Lexia strives to provide a structure through which students generate their own learning and actively participate in their educational process. At the core of this paradigm lies the belief that learning-by-doing is the most effective way to learn. This belief has been applied to many disciplines, from the sciences to the arts. Lexia programs then take this process one step further by seeking experience-based understanding. It is the process of structured and guided reflection, in-depth examination, and critical thinking that leads to understanding. Just as Socrates said, the "unexamined life is not worth living," neither may the unexamined experience be worth having.
One of the most valuable aspects of this learning is that it can create a momentum of its own. It will equip students to initiate and seek out cross cultural understanding and communication while instilling in them an innate sense of curiosity and desire for further learning. By "making learning their own," students will be better equipped to face new situations or adversity anywhere in the world.

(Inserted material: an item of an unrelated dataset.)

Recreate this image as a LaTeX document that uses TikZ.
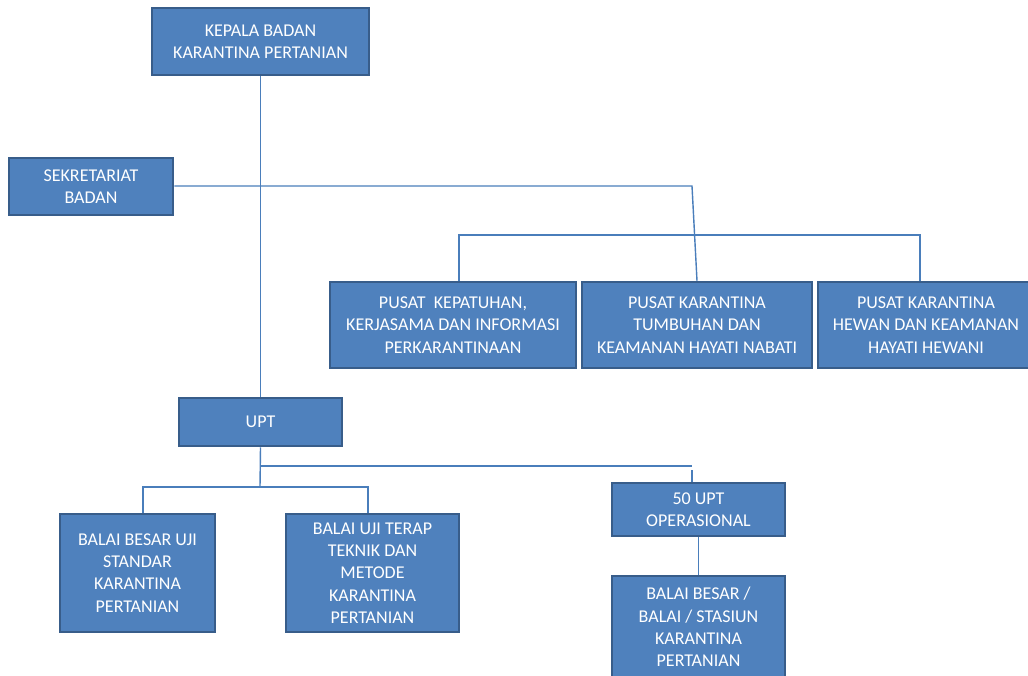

For many students this will entail a new sense of freedom:
- a freedom to explore and question strongly held beliefs, values and constructs of identity
- a freedom to explore a culture on its own terms as a valuable alternative to organizing everyday life
- a freedom to assert their independence from their colleagues, their cultural contemporaries and, in many ways, their former selves
- a freedom to use their time and energies in a less regulated and structured manner than what they are used to
These freedoms should be empowering and liberating, and students should be encouraged to develop a corresponding sense of responsibility.
This model of learning is based on the fundamental assumption that students have the capability to undertake such freedom and responsibility. Although they may not be prepared for it--or even aware of it--upon arrival, Lexia programs seek to impart to students the importance of experiential understanding.